CANCER
With companies focused on churning out drugs that target specific cancer-causing mutations, identifying the disease causing mutations becomes important to avoid unnecessary medication that comes with health and fiscal costs Reuters

Cancer patients might be getting inaccurate information from DNA analyses done incompletely, exposing them to unnecessary side-effects of drugs and a financial burden, says a new study.

Most clinics sequence only the tumour DNA and do not compare those sequences to DNA taken from a patient's normal tissue, missing out on crucial details

Researchers at Johns Hopkins University School of Medicine and the Personal Genome Diagnostics testing company who did the elaborate comparison and analysis showed that almost a third of the cases that tested positive were false alarms where the genes actually had nothing to do with cancer growth.

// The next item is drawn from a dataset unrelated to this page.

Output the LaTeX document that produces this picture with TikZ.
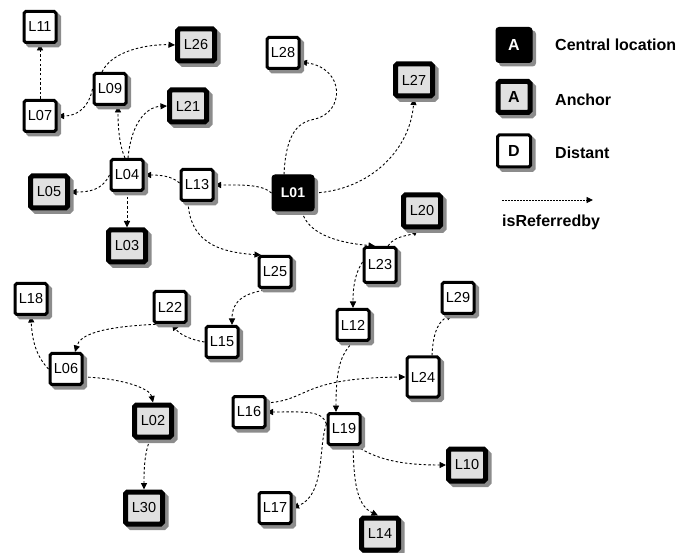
\documentclass[tikz,border=0pt]{standalone}
\usepackage{fontspec}
\setmainfont{Liberation Sans}
\usetikzlibrary{arrows.meta,shadows,calc}
\pgfdeclarelayer{bg}
\pgfsetlayers{bg,main}
\tikzset{
 box/.style={rectangle, rounded corners=1.8pt, inner sep=0pt,
   font=\fontsize{14.5}{16}\selectfont,
   drop shadow={shadow xshift=3.5pt, shadow yshift=-3.5pt, fill=black!45, draw=black!45, opacity=1}},
 dist/.style={box, draw=black, fill=white, line width=3pt, minimum width=32pt, minimum height=31pt},
 anch/.style={box, draw=black, fill=black!12, line width=5pt, minimum width=37pt, minimum height=32pt},
 cent/.style={box, draw=black, fill=black, text=white, line width=1pt, minimum width=42pt, minimum height=36pt,
   font=\bfseries\fontsize{14}{16}\selectfont, rounded corners=3pt},
 legbox/.style={font=\bfseries\fontsize{16}{18}\selectfont},
 ref/.style={line width=0.9pt, dash pattern=on 2.5pt off 2.2pt, -{Triangle[length=6.5pt,width=6pt]}},
 legtext/.style={anchor=west, inner sep=0pt, font=\bfseries\fontsize{16}{18}\selectfont},
}
\begin{document}
\begin{tikzpicture}[x=1pt,y=-1pt]
\useasboundingbox (0,0) rectangle (683,553);
% nodes
\node[dist] (L11) at (40,27) {L11};
\node[anch] (L26) at (196,45) {L26};
\node[dist] (L09) at (110,89) {L09};
\node[dist] (L07) at (40,116) {L07};
\node[anch] (L21) at (188,106) {L21};
\node[dist] (L04) at (127,175) {L04};
\node[dist] (L13) at (197,185) {L13};
\node[cent] (L01) at (293,193) {L01};
\node[anch] (L05) at (49,192) {L05};
\node[anch] (L03) at (127,246) {L03};
\node[dist] (L25) at (275,272) {L25};
\node[dist] (L22) at (170,307) {L22};
\node[dist] (L28) at (283,53) {L28};
\node[anch] (L27) at (414,80) {L27};
\node[anch] (L20) at (422,211) {L20};
\node[dist,minimum height=35pt] (L23) at (380,265) {L23};
\node[dist] (L18) at (31,299) {L18};
\node[dist] (L06) at (66,369) {L06};
\node[dist] (L15) at (222,342) {L15};
\node[anch] (L02) at (153,421) {L02};
\node[anch] (L30) at (144,508) {L30};
\node[dist] (L16) at (249,412) {L16};
\node[dist] (L17) at (275,508) {L17};
\node[dist] (L12) at (353,325) {L12};
\node[dist] (L29) at (458,298) {L29};
\node[dist,minimum height=40pt] (L24) at (423,377) {L24};
\node[dist] (L19) at (344,429) {L19};
\node[anch] (L10) at (467,465) {L10};
\node[anch] (L14) at (380,534) {L14};
% legend
\node[cent, minimum width=36pt, minimum height=35pt, legbox] (lc) at (514,45) {A};
\node[anch, minimum width=32pt, minimum height=31pt, legbox] (la) at (514,97) {A};
\node[dist, minimum width=33pt, minimum height=32pt, legbox] (ld) at (514,151) {D};
\node[legtext] (tc) at (555,45) {Central location};
\node[legtext] (ta) at (555,100) {Anchor};
\node[legtext] (td) at (555,153) {Distant};
\coordinate (r1) at (502,200);
\coordinate (r2) at (593,200);
\node[legtext] (tr) at (502,222) {isReferredby};
% edges
\begin{pgfonlayer}{bg}
\draw[ref, dash pattern=on 1.8pt off 1.2pt] (r1) -- (r2);
\draw[ref] (L07.north) -- (L11.south);
\draw[ref] ($(L09.north)+(-8,0)$) .. controls (112,50) and (150,44) .. (L26.west);
\draw[ref] (L09.west) .. controls (88,110) and (75,116) .. (L07.east);
\draw[ref] ($(L04.north)+(-2,0)$) .. controls (119,145) and (118,125) .. ($(L09.south)+(8,0)$);
\draw[ref] ($(L04.north)+(1,0)$) .. controls (131,125) and (145,107) .. (L21.west);
\draw[ref] (L04.west) .. controls (102,190) and (90,192) .. (L05.east);
\draw[ref] (L04.south) -- (L03.north);
\draw[ref] ($(L13.west)+(0,-2)$) .. controls (172,176) and (160,175) .. (L04.east);
\draw[ref] (L01.west) .. controls (262,184) and (240,185) .. (L13.east);
\draw[ref] ($(L01.north)+(-9,0)$) .. controls (286,130) and (300,122) .. (315,119)
   .. controls (345,112) and (345,68) .. ($(L28.east)+(0,9)$);
\draw[ref] (L01.east) .. controls (370,190) and (410,150) .. (L27.south);
\draw[ref] ($(L01.south)+(9,0)$) .. controls (308,235) and (340,243) .. ($(L23.north)+(-5,0)$);
\draw[ref] ($(L23.north)+(8,0)$) .. controls (395,235) and (410,236) .. ($(L20.south)+(-4,0)$);
\draw[ref] ($(L13.south)+(-9,0)$) .. controls (190,240) and (215,252) .. ($(L25.north)+(-14,0)$);
\draw[ref] ($(L25.south)+(-2,0)$) .. controls (245,292) and (232,300) .. ($(L15.north)+(10,0)$);
\draw[ref] (L15.west) .. controls (192,340) and (180,335) .. ($(L22.south)+(2,0)$);
\draw[ref] ($(L22.south)+(-5,0)$) .. controls (100,326) and (80,335) .. ($(L06.north)+(9,0)$);
\draw[ref] (L06.west) .. controls (36,356) and (32,340) .. (L18.south);
\draw[ref] ($(L06.east)+(0,8)$) .. controls (120,378) and (150,388) .. (L02.north);
\draw[ref] ($(L02.south)+(-3,0)$) .. controls (145,452) and (144,465) .. (L30.north);
\draw[ref] ($(L23.west)+(0,-3)$) .. controls (354,275) and (353,290) .. (L12.north);
\draw[ref] (L12.south) .. controls (340,355) and (336,370) .. ($(L19.north)+(-8,0)$);
\draw[ref] ($(L16.east)+(0,-9)$) .. controls (310,400) and (300,378) .. (L24.west);
\draw[ref] ($(L19.west)+(0,-5)$) .. controls (322,410) and (305,412) .. (L16.east);
\draw[ref] ($(L19.west)+(0,-5)$) .. controls (318,445) and (326,495) .. (L17.east);
\draw[ref] ($(L24.north)+(9,0)$) .. controls (433,330) and (440,320) .. ($(L29.south)+(-5,0)$);
\draw[ref] ($(L19.south east)+(-5,0)$) .. controls (380,462) and (410,465) .. (L10.west);
\draw[ref] ($(L19.south)+(9,0)$) .. controls (354,480) and (356,505) .. ($(L14.north)+(-2,0)$);
\end{pgfonlayer}
\end{tikzpicture}
\end{document}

The team looked at genetic test results from 815 cancer patients and specifically looked for alterations in 111 genes believed to be involved in the development of cancers.

They found more than 100,000 different changes in the genes from the patients' tumour, with an average of just over 4.3 mutations but going as high as 29 distinct mutations in some.

They then looked at a subset of patients to see how often the changes in tumour genes occurred in the patients' normal tissue as well. Almost a third of the variants was false positives and found in both the malignant and the normal tissue, implying they could have nothing to do with driving the cancer growth.

That is because some mutations may reflect normal random variation and not lead to malignant growth.

The team also sequenced all protein-coding genes in a sample and found about two-thirds of the mutations found were false positives.

"The reality is you can't have precision medicine without having precision genomics," says Victor Velculescu, a cancer biologist at Johns Hopkins University in Baltimore, Maryland, and lead author of the study. "And you can't expect to put patients on the right therapy if you can't correctly analyse the tumour. It's just not going to work."

Velculescu likens this analysis and comparison to the control aspect of an experiment which rules out random mistakes.

With companies focused on churning out drugs that target specific cancer-causing mutations, identifying the disease causing mutations becomes important to avoid unnecessary medication that comes with health and fiscal costs.

Some of the chemotherapy drugs prescribed by such false positive genetic tests include ruxolitinib and everolimus costing $7000 or more for a month's supply, writes the Scientific American.

However, sequencing normal and tumour tissues costs more money and requires patient education, says Michael Berger, a cancer researcher at Memorial Sloan Kettering Cancer Center in New York, where a programme has so far analysed DNA from the tumours and normal tissue of more than 4,000 patients, focusing on a set of 400 genes.